## WHAT IS BEING ASKED
List each line holding the string "with".

## DATA PROVIDED
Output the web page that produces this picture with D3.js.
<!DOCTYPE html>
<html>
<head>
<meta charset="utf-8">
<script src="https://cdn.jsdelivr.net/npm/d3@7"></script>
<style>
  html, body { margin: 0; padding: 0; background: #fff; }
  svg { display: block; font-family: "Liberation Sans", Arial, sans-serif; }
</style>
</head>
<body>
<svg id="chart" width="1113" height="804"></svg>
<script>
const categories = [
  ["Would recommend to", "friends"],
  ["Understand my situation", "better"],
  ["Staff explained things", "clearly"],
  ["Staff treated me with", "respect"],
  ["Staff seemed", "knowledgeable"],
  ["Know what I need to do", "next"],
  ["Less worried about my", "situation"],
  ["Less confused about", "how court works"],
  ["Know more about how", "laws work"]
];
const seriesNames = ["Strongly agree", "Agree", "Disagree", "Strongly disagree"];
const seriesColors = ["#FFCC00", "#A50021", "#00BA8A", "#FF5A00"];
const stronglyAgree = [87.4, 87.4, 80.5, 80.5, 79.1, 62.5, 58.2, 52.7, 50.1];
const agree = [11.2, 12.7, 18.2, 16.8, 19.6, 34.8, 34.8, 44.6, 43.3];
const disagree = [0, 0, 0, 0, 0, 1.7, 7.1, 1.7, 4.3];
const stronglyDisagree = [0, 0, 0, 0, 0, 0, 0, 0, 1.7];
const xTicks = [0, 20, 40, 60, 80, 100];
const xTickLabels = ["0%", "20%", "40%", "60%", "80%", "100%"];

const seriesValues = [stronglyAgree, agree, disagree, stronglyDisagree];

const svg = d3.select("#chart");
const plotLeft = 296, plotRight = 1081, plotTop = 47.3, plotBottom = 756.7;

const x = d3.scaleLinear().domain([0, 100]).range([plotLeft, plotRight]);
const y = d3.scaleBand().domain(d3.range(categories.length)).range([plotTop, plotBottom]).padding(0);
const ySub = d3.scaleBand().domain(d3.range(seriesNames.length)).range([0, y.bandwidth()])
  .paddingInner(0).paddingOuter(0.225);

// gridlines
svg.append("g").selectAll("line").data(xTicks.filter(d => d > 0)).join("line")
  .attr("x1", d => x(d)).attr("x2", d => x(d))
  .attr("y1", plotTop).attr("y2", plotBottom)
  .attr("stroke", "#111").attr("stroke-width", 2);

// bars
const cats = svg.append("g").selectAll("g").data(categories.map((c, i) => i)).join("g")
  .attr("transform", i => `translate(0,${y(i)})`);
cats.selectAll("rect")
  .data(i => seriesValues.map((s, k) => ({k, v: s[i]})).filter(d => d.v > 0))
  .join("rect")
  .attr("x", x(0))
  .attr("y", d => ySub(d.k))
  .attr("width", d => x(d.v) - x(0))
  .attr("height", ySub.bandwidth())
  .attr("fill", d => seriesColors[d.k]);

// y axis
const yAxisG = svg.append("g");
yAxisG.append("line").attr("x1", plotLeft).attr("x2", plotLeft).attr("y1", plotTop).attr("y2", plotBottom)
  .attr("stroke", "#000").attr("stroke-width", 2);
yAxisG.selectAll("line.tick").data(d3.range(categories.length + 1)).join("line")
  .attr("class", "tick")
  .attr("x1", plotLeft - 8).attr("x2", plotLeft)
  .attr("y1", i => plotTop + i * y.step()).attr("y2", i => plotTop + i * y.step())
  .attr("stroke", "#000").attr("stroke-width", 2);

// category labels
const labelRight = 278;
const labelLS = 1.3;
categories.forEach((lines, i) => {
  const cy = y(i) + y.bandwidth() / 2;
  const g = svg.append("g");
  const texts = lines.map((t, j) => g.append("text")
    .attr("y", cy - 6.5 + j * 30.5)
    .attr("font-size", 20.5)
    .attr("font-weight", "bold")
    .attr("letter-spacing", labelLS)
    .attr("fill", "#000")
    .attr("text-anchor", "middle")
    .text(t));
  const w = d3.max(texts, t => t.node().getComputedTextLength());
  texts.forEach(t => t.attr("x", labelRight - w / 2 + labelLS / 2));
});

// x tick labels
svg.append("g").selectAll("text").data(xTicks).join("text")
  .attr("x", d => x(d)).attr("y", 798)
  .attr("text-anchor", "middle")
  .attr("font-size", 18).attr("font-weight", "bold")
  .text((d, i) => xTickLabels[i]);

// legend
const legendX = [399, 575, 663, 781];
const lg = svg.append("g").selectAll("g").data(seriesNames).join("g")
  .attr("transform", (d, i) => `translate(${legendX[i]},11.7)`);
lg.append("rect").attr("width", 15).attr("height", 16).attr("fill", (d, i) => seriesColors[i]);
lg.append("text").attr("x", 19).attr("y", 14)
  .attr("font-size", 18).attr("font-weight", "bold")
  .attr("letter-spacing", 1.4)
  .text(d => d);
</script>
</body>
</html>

## EXPECTED ANSWER
Output the web page that produces this picture with D3.js.
  ["Staff treated me with", "respect"],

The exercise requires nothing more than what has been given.